Hopkins’ niece Faye Boore said she was amazed at the number of people who came to pay their respects. “There were over 300 people at visitation last night. There were military groups [such as] the Veterans of Foreign Wars (VFW) and the American Legion. There were kids from the flying school, the high school and the Boy Scouts came. I mean it’s history and I’m so grateful they came to honor him, finally, after all this time,” she said.
The American flag was draped across two arched fire truck ladders in honor of the deceased. Swanzey Deputy Fire Chief Mick Sanchez said, “We were asked to help show honors to…Hopkins, so we brought a ladder truck to harness a flag to a Chesterfield ladder truck.”
Retired commander of the Composite Health Care (CHC) of the United States Navy and reverend Samir Habiby, who led the service, said, “This is a unique opportunity to remember that we have a wonderful country, regardless of where we are politically.

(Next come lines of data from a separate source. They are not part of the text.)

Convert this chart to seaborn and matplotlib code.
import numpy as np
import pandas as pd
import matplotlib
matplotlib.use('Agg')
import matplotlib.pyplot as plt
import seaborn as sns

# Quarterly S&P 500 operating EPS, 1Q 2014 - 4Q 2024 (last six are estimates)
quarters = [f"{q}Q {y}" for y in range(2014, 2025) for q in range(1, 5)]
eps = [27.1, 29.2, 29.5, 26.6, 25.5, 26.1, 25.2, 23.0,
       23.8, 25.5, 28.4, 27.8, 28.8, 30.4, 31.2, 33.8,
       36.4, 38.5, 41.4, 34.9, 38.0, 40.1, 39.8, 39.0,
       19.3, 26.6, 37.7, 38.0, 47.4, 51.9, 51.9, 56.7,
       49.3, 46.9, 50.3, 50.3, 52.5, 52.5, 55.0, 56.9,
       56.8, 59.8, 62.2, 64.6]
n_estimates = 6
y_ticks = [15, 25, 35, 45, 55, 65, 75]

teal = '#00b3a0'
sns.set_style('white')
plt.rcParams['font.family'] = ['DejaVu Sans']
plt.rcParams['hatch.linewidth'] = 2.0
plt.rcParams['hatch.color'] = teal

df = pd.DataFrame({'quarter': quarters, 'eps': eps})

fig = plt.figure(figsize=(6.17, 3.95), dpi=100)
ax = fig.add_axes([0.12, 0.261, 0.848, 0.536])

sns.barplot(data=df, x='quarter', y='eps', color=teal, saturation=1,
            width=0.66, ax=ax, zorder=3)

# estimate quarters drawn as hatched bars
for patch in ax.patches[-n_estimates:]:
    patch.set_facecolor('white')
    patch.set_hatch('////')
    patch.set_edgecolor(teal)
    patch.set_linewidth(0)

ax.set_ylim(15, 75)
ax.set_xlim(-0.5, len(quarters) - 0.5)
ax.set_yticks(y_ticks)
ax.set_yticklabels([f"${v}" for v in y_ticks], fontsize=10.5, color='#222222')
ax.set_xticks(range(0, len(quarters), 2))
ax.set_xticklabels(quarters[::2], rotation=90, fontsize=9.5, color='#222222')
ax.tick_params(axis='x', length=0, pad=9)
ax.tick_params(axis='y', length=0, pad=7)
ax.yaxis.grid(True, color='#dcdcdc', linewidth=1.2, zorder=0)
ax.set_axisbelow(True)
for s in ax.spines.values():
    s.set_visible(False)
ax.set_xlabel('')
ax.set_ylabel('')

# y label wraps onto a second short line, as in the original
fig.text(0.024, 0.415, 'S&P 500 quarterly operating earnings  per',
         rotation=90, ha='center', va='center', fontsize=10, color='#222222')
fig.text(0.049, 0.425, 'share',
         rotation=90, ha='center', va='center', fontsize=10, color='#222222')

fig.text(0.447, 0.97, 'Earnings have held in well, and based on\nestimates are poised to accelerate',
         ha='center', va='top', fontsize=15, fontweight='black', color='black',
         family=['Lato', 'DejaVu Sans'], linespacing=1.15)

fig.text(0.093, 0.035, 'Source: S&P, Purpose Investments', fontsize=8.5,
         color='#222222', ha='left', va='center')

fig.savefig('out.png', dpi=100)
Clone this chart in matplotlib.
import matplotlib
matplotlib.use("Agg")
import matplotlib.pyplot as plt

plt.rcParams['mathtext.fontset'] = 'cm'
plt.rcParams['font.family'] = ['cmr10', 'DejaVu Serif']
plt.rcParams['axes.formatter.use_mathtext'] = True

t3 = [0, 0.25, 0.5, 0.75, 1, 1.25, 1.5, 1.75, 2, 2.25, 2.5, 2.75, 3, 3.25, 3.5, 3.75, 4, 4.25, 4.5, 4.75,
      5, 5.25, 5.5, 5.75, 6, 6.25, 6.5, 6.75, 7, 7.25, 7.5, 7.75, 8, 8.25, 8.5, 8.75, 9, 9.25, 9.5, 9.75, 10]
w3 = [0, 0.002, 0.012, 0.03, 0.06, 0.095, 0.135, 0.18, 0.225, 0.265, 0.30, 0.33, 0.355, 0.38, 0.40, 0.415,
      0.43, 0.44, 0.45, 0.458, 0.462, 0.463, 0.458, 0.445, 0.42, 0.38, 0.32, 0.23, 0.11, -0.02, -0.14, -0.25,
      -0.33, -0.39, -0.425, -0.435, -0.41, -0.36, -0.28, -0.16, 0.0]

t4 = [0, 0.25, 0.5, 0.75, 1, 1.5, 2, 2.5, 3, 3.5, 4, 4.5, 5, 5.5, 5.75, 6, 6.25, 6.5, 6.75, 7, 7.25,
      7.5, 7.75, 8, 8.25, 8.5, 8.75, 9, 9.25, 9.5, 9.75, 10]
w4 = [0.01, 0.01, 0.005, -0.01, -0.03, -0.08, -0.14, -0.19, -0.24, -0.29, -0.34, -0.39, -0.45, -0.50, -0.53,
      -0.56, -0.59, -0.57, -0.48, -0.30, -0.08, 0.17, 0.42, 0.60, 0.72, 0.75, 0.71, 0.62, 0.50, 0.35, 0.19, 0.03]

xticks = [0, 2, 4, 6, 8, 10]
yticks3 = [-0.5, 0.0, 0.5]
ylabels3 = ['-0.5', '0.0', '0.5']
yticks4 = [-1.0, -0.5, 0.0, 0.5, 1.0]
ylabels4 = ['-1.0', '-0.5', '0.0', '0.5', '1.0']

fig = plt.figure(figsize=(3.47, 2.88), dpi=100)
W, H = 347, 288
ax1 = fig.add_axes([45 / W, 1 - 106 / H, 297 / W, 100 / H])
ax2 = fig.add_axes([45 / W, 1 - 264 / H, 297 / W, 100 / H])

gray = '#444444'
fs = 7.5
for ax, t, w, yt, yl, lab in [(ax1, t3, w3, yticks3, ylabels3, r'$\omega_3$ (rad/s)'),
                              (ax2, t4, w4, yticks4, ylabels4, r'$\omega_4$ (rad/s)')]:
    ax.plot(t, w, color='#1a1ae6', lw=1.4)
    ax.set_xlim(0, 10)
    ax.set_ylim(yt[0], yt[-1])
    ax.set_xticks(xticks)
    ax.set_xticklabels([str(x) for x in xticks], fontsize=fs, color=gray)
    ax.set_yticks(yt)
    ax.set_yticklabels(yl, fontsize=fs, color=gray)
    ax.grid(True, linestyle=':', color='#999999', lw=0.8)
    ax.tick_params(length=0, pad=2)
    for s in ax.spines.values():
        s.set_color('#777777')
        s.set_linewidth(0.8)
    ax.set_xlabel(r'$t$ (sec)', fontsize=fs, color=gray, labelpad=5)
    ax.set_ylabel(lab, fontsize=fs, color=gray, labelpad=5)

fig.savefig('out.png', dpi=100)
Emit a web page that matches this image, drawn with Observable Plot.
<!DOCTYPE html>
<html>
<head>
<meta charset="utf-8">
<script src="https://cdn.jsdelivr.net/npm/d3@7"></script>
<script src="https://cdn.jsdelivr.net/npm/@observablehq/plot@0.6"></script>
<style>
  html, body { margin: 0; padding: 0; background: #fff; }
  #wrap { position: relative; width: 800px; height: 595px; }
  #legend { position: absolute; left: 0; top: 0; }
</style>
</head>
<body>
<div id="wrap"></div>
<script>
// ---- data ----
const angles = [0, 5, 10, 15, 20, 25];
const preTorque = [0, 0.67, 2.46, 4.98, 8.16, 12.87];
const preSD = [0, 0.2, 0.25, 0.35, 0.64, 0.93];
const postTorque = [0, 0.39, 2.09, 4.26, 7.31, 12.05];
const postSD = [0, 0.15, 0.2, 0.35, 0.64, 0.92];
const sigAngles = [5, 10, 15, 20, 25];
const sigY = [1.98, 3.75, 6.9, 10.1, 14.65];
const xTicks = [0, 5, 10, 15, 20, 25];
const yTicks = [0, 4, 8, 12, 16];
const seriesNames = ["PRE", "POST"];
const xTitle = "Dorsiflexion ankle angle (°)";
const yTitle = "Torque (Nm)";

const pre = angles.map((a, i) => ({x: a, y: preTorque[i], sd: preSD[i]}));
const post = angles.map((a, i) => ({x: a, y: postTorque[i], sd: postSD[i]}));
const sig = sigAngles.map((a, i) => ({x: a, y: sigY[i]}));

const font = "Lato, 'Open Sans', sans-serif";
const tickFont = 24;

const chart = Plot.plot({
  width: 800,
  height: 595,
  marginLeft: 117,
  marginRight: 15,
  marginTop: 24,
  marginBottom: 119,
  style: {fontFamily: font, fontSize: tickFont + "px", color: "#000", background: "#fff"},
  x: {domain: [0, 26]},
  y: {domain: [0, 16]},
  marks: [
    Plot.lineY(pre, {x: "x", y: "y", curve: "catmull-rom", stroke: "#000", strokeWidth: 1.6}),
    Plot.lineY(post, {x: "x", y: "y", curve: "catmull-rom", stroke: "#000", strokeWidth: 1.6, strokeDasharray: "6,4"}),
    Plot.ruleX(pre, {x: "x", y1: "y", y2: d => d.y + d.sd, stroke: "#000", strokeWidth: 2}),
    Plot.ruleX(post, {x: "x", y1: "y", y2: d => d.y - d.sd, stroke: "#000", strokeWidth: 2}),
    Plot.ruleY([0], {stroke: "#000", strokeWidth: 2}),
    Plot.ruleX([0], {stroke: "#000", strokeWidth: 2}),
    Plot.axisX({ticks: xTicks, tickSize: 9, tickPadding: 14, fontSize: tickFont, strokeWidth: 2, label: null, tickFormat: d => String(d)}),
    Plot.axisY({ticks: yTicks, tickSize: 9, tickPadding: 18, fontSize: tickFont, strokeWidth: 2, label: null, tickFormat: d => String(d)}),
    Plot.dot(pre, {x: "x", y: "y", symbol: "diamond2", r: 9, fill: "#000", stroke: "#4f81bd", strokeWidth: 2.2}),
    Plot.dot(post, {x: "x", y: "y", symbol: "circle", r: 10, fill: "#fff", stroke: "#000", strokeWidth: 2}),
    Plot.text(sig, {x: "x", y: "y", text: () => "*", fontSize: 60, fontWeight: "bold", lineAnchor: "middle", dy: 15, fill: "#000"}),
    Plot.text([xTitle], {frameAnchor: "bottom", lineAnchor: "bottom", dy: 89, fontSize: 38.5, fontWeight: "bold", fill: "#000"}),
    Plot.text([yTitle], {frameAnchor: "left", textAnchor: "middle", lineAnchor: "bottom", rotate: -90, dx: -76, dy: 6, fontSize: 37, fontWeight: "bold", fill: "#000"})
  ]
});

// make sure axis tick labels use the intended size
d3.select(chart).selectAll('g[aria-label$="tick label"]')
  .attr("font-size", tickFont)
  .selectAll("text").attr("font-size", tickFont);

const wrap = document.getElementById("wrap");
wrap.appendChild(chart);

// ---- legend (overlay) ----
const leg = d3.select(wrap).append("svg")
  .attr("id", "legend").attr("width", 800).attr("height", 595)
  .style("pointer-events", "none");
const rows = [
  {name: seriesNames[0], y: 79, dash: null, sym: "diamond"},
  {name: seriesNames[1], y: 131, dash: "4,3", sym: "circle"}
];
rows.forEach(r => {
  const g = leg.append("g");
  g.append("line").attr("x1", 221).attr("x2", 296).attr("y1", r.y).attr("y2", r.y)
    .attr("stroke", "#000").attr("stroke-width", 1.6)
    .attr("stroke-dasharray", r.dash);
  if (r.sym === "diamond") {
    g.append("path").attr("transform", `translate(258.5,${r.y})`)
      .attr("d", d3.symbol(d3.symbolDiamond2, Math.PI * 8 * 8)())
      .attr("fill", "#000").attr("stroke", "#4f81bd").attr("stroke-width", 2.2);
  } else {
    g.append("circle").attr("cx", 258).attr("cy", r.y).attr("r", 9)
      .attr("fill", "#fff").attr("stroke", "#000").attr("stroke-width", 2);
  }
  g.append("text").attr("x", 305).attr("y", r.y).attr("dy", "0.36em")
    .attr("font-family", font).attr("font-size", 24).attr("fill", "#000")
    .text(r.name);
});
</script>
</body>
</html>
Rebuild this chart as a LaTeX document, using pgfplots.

We are all Americans who care about and love our nation, and we serve it with honor and dedication.”
Jerome Weinrieb, age 91 and longest former serving commander of post 84 of the American Legion, said,“I’m here to pay respects to a fallen comrade. I had many friends who did not come back. By saying farewell to Hopkins, it’s like saying goodbye to some of my buddies who did not come back,” Weinrieb said.
The Keene airport operations and maintenance manager Mike Moriarty said the Dillant-Hopkins Airport bears the name of Edwin Hopkins in remembrance of his services. For this reason, Moriarty said, “We had to get involved.” Moriarty said, “We contacted different branches of the military [and] we tried getting some assistance with the New Hampshire National Guard. In talking with the Navy, we thought it was only fitting to have him flown in to the Dillant-Hopkins Airport.” He continued that the Connecticut Air National Guard provided the plane to transport Hopkins’ casket.
To further honor Hopkins, the Connecticut Air National Guard took the casket up in their C130 plane to fly the body all around Swanzey one last time.
Moriarty said, “A soldier returning home after 75 years from the attack on Pearl Harbor should receive the same honor as a fallen soldier returning home from Afghanistan.” He also said that because of all the help they received from the different branches of military and the many civilian supporters from various supporting clubs, the event came together much faster and much easier than Moriarty expected.
Hopkins’ niece Boore said that in 2008, the Prisoner of War and Missing in Action association (POW MIA) contacted her and told her they had identified her uncle’s remains after exhuming a commingled casket. Boore said, “I decided it was time for him to come home.” Boore said a civilian medical examiner working for the Navy identified the body in 1943. However, because of the controversial nature of the Pearl Harbor attack, the examiner would not release the names of the deceased to their families.